Extract each line bearing the word "seaborn".

BEGIN Task data

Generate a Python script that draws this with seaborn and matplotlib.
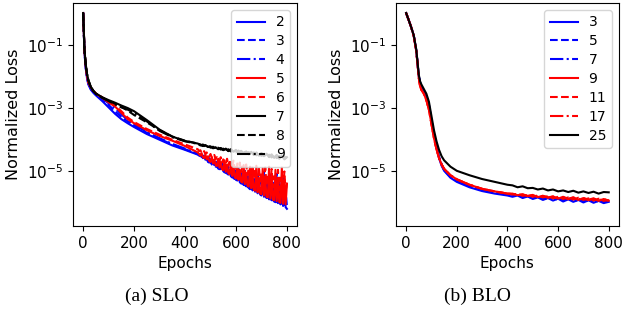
import matplotlib
matplotlib.use("Agg")
import matplotlib.pyplot as plt
from matplotlib.ticker import FixedLocator, NullLocator
import numpy as np
import pandas as pd
import seaborn as sns

# ---- (a) SLO : log10 of normalized loss ----
slo_head = [0, 5, 10, 15, 20, 30, 40, 50, 75, 100, 125, 150, 175, 200, 250, 300, 350, 400, 450]
slo_epochs_fine = slo_head + list(range(455, 805, 5))     # blue / red runs
slo_epochs_coarse = slo_head + list(range(460, 810, 10))  # black runs

slo_2 = [0, -1.25, -1.75, -2.05, -2.25, -2.42, -2.52, -2.60, -2.78, -2.98, -3.18, -3.35, -3.48, -3.60, -3.82, -4.00, -4.18, -4.32, -4.47,
         -4.50, -4.46, -4.54, -4.55, -4.50, -4.63, -4.60, -4.68, -4.58, -4.72, -4.76, -4.66, -4.80, -4.74, -4.86, -4.89, -4.78, -4.93,
         -4.85, -4.99, -5.03, -4.88, -5.07, -5.10, -4.95, -5.16, -5.05, -5.21, -5.24, -5.00, -5.29, -5.15, -5.34, -5.38, -5.10, -5.43,
         -5.28, -5.47, -5.05, -5.52, -5.56, -5.30, -5.60, -5.45, -5.64, -5.15, -5.69, -5.40, -5.73, -5.76, -5.25, -5.80, -5.55, -5.84,
         -5.20, -5.88, -5.60, -5.91, -5.35, -5.95, -5.97, -5.50, -6.00, -5.20, -6.04, -5.70, -6.09, -5.45, -6.13, -6.18]
slo_3 = [0, -1.20, -1.70, -2.00, -2.20, -2.38, -2.48, -2.56, -2.72, -2.90, -3.10, -3.28, -3.42, -3.55, -3.78, -3.97, -4.15, -4.30, -4.44,
         -4.46, -4.50, -4.44, -4.55, -4.58, -4.52, -4.62, -4.55, -4.68, -4.70, -4.60, -4.75, -4.78, -4.65, -4.83, -4.70, -4.88, -4.90,
         -4.72, -4.95, -4.98, -4.80, -5.03, -4.85, -5.08, -5.10, -4.88, -5.16, -4.95, -5.21, -5.24, -4.92, -5.29, -5.05, -5.33, -5.36,
         -4.98, -5.41, -5.15, -5.45, -5.48, -5.00, -5.53, -5.20, -5.57, -5.60, -5.05, -5.64, -5.30, -5.68, -5.71, -5.02, -5.75, -5.35,
         -5.79, -5.82, -5.10, -5.86, -5.45, -5.89, -5.92, -5.08, -5.95, -5.50, -5.99, -6.02, -5.15, -6.06, -5.60, -6.10]
slo_4 = [0, -1.22, -1.72, -2.02, -2.22, -2.40, -2.50, -2.57, -2.70, -2.85, -3.00, -3.20, -3.38, -3.52, -3.76, -3.95, -4.13, -4.28, -4.45,
         -4.48, -4.52, -4.50, -4.58, -4.56, -4.64, -4.55, -4.70, -4.72, -4.62, -4.78, -4.80, -4.70, -4.85, -4.76, -4.91, -4.93, -4.80,
         -4.98, -5.00, -4.85, -5.05, -4.95, -5.11, -5.13, -4.98, -5.19, -5.05, -5.24, -5.27, -5.08, -5.32, -5.20, -5.36, -5.39, -5.18,
         -5.44, -5.30, -5.48, -5.51, -5.22, -5.56, -5.38, -5.60, -5.62, -5.28, -5.67, -5.48, -5.71, -5.73, -5.32, -5.78, -5.50, -5.82,
         -5.84, -5.30, -5.88, -5.60, -5.91, -5.93, -5.38, -5.97, -5.65, -6.00, -6.02, -5.42, -6.06, -5.70, -6.10, -6.12]
slo_5 = [0, -1.18, -1.68, -1.98, -2.18, -2.35, -2.46, -2.54, -2.68, -2.82, -2.95, -3.15, -3.35, -3.48, -3.70, -3.88, -4.03, -4.20, -4.40,
         -4.45, -4.50, -4.42, -4.55, -4.58, -4.48, -4.62, -4.52, -4.67, -4.70, -4.55, -4.75, -4.62, -4.80, -4.83, -4.60, -4.88, -4.70,
         -4.93, -4.96, -4.65, -5.01, -4.78, -5.06, -5.09, -4.70, -5.14, -4.85, -5.19, -5.22, -4.75, -5.27, -4.95, -5.32, -5.35, -4.80,
         -5.40, -5.05, -5.45, -5.48, -4.85, -5.53, -5.10, -5.58, -5.61, -4.82, -5.66, -5.20, -5.70, -5.72, -4.90, -5.76, -5.25, -5.80,
         -5.82, -4.85, -5.86, -5.15, -5.89, -5.91, -4.95, -5.94, -5.30, -5.97, -5.99, -4.88, -6.02, -5.25, -6.04, -5.40]
slo_6 = [0, -1.18, -1.68, -1.98, -2.18, -2.35, -2.46, -2.54, -2.66, -2.80, -2.92, -3.10, -3.30, -3.44, -3.66, -3.84, -4.00, -4.15, -4.30,
         -4.36, -4.33, -4.40, -4.42, -4.36, -4.46, -4.40, -4.50, -4.52, -4.45, -4.56, -4.58, -4.48, -4.62, -4.55, -4.66, -4.68, -4.55,
         -4.72, -4.62, -4.76, -4.78, -4.60, -4.82, -4.70, -4.86, -4.88, -4.66, -4.92, -4.78, -4.96, -4.98, -4.72, -5.02, -4.85, -5.06,
         -5.08, -4.78, -5.12, -4.90, -5.16, -5.18, -4.82, -5.22, -4.98, -5.26, -5.28, -4.85, -5.32, -5.05, -5.36, -5.38, -4.88, -5.42,
         -5.10, -5.45, -5.47, -4.92, -5.51, -5.15, -5.54, -5.56, -4.95, -5.60, -5.20, -5.63, -5.65, -5.00, -5.68, -5.35]
slo_7 = [0, -1.15, -1.62, -1.92, -2.10, -2.33, -2.45, -2.54, -2.66, -2.75, -2.83, -2.92, -3.00, -3.10, -3.38, -3.68, -3.90, -4.04, -4.12,
         -4.16, -4.20, -4.17, -4.23, -4.22, -4.27, -4.24, -4.30, -4.26, -4.33, -4.28, -4.36, -4.30, -4.38, -4.32, -4.42, -4.35,
         -4.43, -4.37, -4.46, -4.38, -4.48, -4.40, -4.50, -4.42, -4.52, -4.44, -4.55, -4.46, -4.57, -4.48, -4.60, -4.50, -4.62, -4.55]
slo_8 = [0, -1.15, -1.62, -1.92, -2.12, -2.35, -2.47, -2.55, -2.67, -2.77, -2.86, -2.96, -3.08, -3.22, -3.45, -3.70, -3.90, -4.03, -4.12,
         -4.18, -4.15, -4.21, -4.19, -4.25, -4.22, -4.29, -4.25, -4.31, -4.28, -4.35, -4.30, -4.37, -4.33, -4.40, -4.34, -4.43,
         -4.36, -4.45, -4.39, -4.47, -4.40, -4.49, -4.43, -4.51, -4.45, -4.54, -4.47, -4.56, -4.49, -4.58, -4.51, -4.60, -4.53, -4.58]
slo_9 = [0, -1.15, -1.63, -1.93, -2.12, -2.34, -2.46, -2.55, -2.68, -2.78, -2.88, -2.98, -3.05, -3.15, -3.42, -3.72, -3.92, -4.05, -4.13,
         -4.15, -4.19, -4.18, -4.22, -4.21, -4.26, -4.25, -4.29, -4.27, -4.32, -4.30, -4.35, -4.31, -4.37, -4.34, -4.40, -4.36,
         -4.42, -4.38, -4.45, -4.40, -4.47, -4.41, -4.49, -4.43, -4.51, -4.45, -4.53, -4.47, -4.56, -4.49, -4.58, -4.51, -4.60, -4.56]

# ---- (b) BLO : log10 of normalized loss ----
blo_epochs = [0, 10, 20, 30, 40, 45, 50, 55, 60, 70, 80, 90, 100, 110, 120, 130, 140, 150, 175, 200, 250, 300, 350, 400,
              420, 440, 460, 480, 500, 520, 540, 560, 580, 600, 620, 640, 660, 680, 700, 720, 740, 760, 780, 800]

blo_3 = [0, -0.22, -0.45, -0.71, -1.18, -1.58, -2.00, -2.20, -2.32, -2.47, -2.62, -2.90, -3.38, -3.85, -4.24, -4.58, -4.82, -4.98, -5.20, -5.33, -5.50, -5.62, -5.70, -5.76,
         -5.80, -5.76, -5.84, -5.79, -5.87, -5.82, -5.90, -5.84, -5.92, -5.86, -5.95, -5.88, -5.96, -5.90, -5.98, -5.91, -5.99, -5.93, -6.00, -5.96]
blo_5 = [0, -0.22, -0.45, -0.71, -1.18, -1.58, -2.00, -2.20, -2.32, -2.47, -2.62, -2.90, -3.38, -3.85, -4.22, -4.55, -4.78, -4.95, -5.17, -5.30, -5.46, -5.58, -5.66, -5.72,
         -5.74, -5.78, -5.76, -5.82, -5.79, -5.85, -5.81, -5.88, -5.83, -5.90, -5.85, -5.92, -5.86, -5.94, -5.88, -5.95, -5.89, -5.96, -5.90, -5.94]
blo_7 = [0, -0.22, -0.45, -0.71, -1.18, -1.58, -2.00, -2.20, -2.32, -2.47, -2.62, -2.90, -3.38, -3.85, -4.22, -4.55, -4.78, -4.95, -5.17, -5.30, -5.46, -5.58, -5.66, -5.72,
         -5.76, -5.74, -5.80, -5.78, -5.84, -5.80, -5.86, -5.83, -5.89, -5.85, -5.91, -5.86, -5.93, -5.88, -5.95, -5.89, -5.96, -5.91, -5.97, -5.93]
blo_9 = [0, -0.22, -0.45, -0.72, -1.20, -1.60, -2.05, -2.30, -2.42, -2.55, -2.75, -3.05, -3.50, -3.95, -4.30, -4.58, -4.78, -4.92, -5.12, -5.25, -5.42, -5.55, -5.63, -5.70,
         -5.70, -5.75, -5.72, -5.78, -5.74, -5.81, -5.77, -5.83, -5.79, -5.86, -5.80, -5.88, -5.82, -5.90, -5.84, -5.91, -5.86, -5.93, -5.87, -5.92]
blo_11 = [0, -0.22, -0.45, -0.72, -1.20, -1.60, -2.05, -2.30, -2.42, -2.55, -2.75, -3.05, -3.50, -3.95, -4.30, -4.58, -4.78, -4.92, -5.12, -5.25, -5.42, -5.55, -5.63, -5.70,
          -5.73, -5.71, -5.77, -5.74, -5.80, -5.76, -5.82, -5.78, -5.85, -5.80, -5.87, -5.82, -5.89, -5.83, -5.90, -5.85, -5.92, -5.86, -5.93, -5.90]
blo_17 = [0, -0.22, -0.45, -0.72, -1.20, -1.60, -2.05, -2.30, -2.42, -2.55, -2.75, -3.05, -3.50, -3.95, -4.30, -4.58, -4.78, -4.92, -5.12, -5.25, -5.42, -5.55, -5.63, -5.70,
          -5.71, -5.74, -5.73, -5.77, -5.75, -5.80, -5.77, -5.82, -5.79, -5.84, -5.81, -5.86, -5.82, -5.88, -5.84, -5.89, -5.85, -5.91, -5.87, -5.93]
blo_25 = [0, -0.22, -0.45, -0.70, -1.15, -1.55, -1.95, -2.15, -2.25, -2.40, -2.55, -2.80, -3.25, -3.70, -4.05, -4.32, -4.52, -4.65, -4.85, -4.98, -5.12, -5.24, -5.33, -5.42,
          -5.44, -5.50, -5.47, -5.53, -5.52, -5.57, -5.54, -5.60, -5.57, -5.63, -5.60, -5.65, -5.61, -5.67, -5.63, -5.68, -5.64, -5.70, -5.65, -5.66]

F, C = slo_epochs_fine, slo_epochs_coarse
slo_series = [("2", F, slo_2, "blue", "-"), ("3", F, slo_3, "blue", "--"), ("4", F, slo_4, "blue", "-."),
              ("5", F, slo_5, "red", "-"), ("6", F, slo_6, "red", "--"),
              ("7", C, slo_7, "black", "-"), ("8", C, slo_8, "black", "--"), ("9", C, slo_9, "black", "-.")]
B = blo_epochs
blo_series = [("3", B, blo_3, "blue", "-"), ("5", B, blo_5, "blue", "--"), ("7", B, blo_7, "blue", "-."),
              ("9", B, blo_9, "red", "-"), ("11", B, blo_11, "red", "--"), ("17", B, blo_17, "red", "-."),
              ("25", B, blo_25, "black", "-")]


def draw(ax, series):
	for name, epochs, vals, color, ls in series:
		df = pd.DataFrame({"Epochs": epochs, "Normalized Loss": np.power(10.0, vals)})
		sns.lineplot(data=df, x="Epochs", y="Normalized Loss", ax=ax, color=color,
					 linestyle=ls, linewidth=1.5, label=name)
	ax.set_yscale("log")
	ax.set_xlim(-40, 840)
	ax.set_ylim(10 ** -6.72, 10 ** 0.32)
	ax.set_xticks([0, 200, 400, 600, 800])
	ax.yaxis.set_major_locator(FixedLocator([1e-5, 1e-3, 1e-1]))
	ax.yaxis.set_minor_locator(NullLocator())
	ax.set_xlabel("Epochs", fontsize=11)
	ax.set_ylabel("Normalized Loss", fontsize=11.5)
	ax.tick_params(labelsize=11)
	ax.legend(loc="upper right", fontsize=10, handlelength=2.0, labelspacing=0.35)


def main():
	plt.rcParams['font.family'] = ['DejaVu Sans']
	fig = plt.figure(figsize=(6.26, 3.2), dpi=100)
	ax1 = fig.add_axes([0.1166, 0.294, 0.358, 0.697])
	ax2 = fig.add_axes([0.6326, 0.294, 0.356, 0.697])
	draw(ax1, slo_series)
	draw(ax2, blo_series)
	fig.text(0.25, 0.075, "(a) SLO", ha="center", va="center", fontsize=14, family="Liberation Serif")
	fig.text(0.762, 0.075, "(b) BLO", ha="center", va="center", fontsize=14, family="Liberation Serif")
	fig.savefig("out.png", dpi=100)


if __name__ == "__main__":
	main()
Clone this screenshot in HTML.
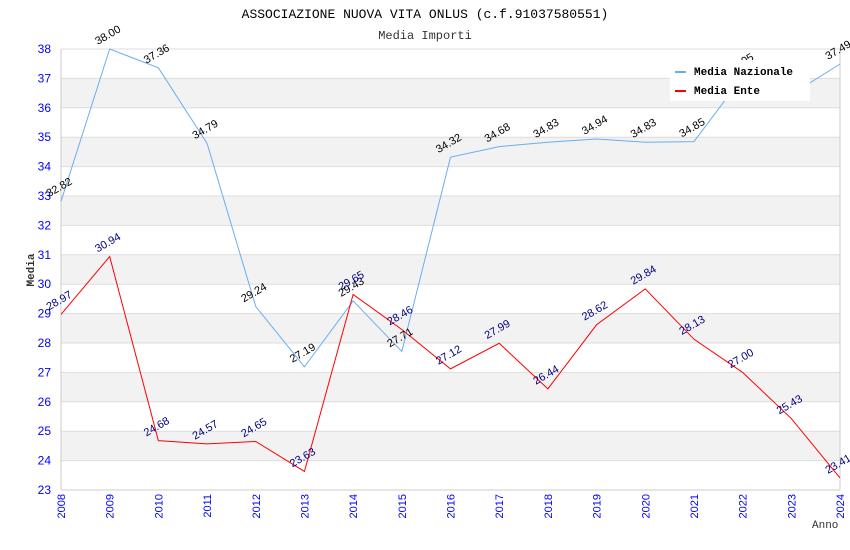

END Task data

Solved problem:
Generate a Python script that draws this with seaborn and matplotlib.
import seaborn as sns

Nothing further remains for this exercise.